Exactly the lines from the start of the data below through the line that contains "import * as" are to be copied, with pictures left out.

§ INFORMATION SUPPLIED:
■ ■ ■ ■
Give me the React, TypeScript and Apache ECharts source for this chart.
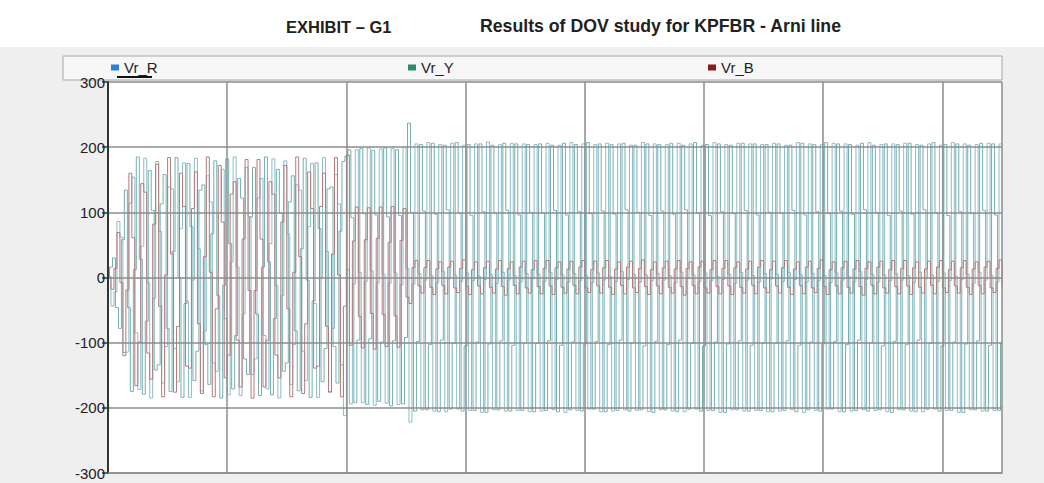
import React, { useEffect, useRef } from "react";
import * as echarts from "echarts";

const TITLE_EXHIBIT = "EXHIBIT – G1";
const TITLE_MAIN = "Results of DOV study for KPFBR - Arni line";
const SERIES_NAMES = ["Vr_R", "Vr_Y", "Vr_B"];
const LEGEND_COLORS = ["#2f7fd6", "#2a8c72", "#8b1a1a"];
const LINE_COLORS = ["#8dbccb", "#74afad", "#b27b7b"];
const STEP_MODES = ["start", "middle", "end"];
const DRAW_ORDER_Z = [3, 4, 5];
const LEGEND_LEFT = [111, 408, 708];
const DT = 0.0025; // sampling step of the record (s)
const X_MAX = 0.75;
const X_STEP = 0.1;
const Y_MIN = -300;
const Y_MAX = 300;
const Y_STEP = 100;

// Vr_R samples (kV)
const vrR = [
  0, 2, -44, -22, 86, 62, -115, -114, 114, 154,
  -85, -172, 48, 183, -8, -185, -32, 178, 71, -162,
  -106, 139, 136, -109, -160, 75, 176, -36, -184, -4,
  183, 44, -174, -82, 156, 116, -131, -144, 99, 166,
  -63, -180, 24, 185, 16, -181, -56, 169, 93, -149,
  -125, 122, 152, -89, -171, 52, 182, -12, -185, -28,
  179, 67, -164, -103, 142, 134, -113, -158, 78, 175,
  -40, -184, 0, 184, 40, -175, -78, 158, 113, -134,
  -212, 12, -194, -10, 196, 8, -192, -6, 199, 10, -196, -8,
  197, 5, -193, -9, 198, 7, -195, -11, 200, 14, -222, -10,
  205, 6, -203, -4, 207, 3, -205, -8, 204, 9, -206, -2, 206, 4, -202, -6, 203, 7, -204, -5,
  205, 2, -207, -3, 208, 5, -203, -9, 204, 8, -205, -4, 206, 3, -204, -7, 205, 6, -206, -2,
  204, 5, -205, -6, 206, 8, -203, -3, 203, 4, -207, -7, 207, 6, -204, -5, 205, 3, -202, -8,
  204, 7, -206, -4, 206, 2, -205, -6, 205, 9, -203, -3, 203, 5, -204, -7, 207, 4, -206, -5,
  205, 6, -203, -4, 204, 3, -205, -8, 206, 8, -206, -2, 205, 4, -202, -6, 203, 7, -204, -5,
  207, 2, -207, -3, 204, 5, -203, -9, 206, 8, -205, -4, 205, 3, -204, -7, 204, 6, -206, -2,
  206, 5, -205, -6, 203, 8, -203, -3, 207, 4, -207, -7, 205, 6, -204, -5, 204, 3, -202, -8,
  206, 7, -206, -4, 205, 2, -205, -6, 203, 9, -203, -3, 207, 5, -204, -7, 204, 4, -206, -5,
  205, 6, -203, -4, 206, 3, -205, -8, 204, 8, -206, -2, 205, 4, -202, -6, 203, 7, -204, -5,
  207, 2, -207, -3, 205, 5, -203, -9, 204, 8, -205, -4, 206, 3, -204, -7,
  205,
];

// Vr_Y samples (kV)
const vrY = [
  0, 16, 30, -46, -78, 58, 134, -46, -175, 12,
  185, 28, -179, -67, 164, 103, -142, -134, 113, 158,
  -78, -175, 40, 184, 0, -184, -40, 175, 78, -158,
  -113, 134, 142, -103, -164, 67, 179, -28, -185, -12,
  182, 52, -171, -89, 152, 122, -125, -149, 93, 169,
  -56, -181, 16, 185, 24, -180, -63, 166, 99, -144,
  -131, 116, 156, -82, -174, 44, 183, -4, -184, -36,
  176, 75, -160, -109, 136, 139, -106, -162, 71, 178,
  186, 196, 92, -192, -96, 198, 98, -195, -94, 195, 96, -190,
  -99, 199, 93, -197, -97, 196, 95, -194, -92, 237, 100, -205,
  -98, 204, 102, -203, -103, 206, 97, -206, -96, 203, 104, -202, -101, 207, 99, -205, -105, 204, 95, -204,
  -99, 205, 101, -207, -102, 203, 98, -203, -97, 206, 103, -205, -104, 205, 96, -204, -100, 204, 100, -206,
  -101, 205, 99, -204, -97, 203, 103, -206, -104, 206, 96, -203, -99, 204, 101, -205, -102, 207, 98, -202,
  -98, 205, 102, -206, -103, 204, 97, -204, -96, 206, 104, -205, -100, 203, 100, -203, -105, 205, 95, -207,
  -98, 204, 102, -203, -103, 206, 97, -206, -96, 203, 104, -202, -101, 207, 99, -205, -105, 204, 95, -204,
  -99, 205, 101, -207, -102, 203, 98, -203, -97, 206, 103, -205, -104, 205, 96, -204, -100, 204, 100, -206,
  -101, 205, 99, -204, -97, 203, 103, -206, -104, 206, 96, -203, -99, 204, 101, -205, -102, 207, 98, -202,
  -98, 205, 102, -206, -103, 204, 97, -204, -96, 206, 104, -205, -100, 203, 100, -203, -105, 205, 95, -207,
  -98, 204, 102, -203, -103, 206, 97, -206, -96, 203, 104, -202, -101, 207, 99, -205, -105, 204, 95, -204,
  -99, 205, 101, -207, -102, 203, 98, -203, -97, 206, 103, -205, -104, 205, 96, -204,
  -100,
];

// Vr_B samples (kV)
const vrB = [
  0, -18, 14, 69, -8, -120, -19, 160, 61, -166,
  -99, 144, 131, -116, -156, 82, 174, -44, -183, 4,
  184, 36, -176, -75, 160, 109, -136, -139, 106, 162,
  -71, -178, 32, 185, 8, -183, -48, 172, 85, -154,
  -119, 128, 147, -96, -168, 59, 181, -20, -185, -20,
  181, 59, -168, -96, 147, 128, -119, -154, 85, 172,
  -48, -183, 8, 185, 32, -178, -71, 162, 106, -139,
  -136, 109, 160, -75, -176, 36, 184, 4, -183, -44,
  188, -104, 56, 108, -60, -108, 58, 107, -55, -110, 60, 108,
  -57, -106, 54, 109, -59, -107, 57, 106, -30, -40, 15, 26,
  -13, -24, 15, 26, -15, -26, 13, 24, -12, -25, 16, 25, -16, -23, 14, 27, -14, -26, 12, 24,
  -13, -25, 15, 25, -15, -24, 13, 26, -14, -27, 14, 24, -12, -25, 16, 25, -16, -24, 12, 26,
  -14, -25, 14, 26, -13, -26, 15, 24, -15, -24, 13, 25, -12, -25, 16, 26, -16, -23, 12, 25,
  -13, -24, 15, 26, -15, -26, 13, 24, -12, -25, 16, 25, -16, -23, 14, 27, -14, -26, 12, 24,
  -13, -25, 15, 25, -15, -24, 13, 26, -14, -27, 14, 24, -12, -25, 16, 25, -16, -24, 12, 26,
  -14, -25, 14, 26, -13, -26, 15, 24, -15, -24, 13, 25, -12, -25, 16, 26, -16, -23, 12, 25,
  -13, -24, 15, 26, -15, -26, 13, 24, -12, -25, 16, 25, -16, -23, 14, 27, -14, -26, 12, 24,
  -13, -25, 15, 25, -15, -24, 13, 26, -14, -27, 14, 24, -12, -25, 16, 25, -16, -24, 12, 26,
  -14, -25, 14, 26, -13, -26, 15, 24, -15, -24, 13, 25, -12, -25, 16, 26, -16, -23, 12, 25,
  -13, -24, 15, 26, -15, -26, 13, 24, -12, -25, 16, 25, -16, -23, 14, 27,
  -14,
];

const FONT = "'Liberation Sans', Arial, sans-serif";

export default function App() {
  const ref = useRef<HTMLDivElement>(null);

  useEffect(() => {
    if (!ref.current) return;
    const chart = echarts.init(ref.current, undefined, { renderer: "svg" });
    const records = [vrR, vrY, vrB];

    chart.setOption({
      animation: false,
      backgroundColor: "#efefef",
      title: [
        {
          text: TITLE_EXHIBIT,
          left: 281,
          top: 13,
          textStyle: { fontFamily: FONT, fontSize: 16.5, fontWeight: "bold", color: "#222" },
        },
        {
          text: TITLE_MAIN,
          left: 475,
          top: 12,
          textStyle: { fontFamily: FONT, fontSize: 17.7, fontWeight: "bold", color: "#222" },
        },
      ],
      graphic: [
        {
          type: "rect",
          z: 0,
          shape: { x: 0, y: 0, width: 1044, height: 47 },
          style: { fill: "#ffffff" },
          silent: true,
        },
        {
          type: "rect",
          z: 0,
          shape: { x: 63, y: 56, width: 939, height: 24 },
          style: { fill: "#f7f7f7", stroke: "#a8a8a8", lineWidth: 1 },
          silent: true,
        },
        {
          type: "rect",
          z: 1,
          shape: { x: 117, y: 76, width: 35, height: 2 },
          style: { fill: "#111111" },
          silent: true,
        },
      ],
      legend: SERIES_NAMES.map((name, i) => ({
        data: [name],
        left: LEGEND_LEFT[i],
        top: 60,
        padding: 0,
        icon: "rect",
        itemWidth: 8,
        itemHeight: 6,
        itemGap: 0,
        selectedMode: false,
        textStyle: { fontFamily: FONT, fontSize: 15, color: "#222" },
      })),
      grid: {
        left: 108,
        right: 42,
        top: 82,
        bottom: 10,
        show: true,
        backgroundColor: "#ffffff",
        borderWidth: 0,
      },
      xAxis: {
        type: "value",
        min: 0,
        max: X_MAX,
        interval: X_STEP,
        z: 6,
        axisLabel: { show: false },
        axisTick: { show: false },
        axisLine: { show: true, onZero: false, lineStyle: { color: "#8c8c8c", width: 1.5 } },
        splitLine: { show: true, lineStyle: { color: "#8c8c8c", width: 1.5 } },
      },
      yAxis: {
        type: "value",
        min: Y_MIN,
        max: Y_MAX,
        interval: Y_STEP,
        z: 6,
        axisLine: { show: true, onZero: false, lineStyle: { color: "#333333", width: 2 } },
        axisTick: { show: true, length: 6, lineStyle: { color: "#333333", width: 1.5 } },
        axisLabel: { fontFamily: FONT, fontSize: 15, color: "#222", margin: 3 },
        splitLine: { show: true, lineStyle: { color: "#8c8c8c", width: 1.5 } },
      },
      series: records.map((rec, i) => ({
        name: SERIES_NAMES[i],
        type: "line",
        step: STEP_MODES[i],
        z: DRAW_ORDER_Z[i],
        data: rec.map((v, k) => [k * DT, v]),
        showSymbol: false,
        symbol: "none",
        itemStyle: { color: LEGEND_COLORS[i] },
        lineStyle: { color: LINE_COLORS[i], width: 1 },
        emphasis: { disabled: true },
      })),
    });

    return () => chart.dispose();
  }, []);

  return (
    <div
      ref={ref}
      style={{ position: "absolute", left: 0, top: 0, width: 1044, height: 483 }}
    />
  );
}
■ ■ ■ ■
§ WRITTEN ANSWER:
Give me the React, TypeScript and Apache ECharts source for this chart.
import React, { useEffect, useRef } from "react";
import * as echarts from "echarts";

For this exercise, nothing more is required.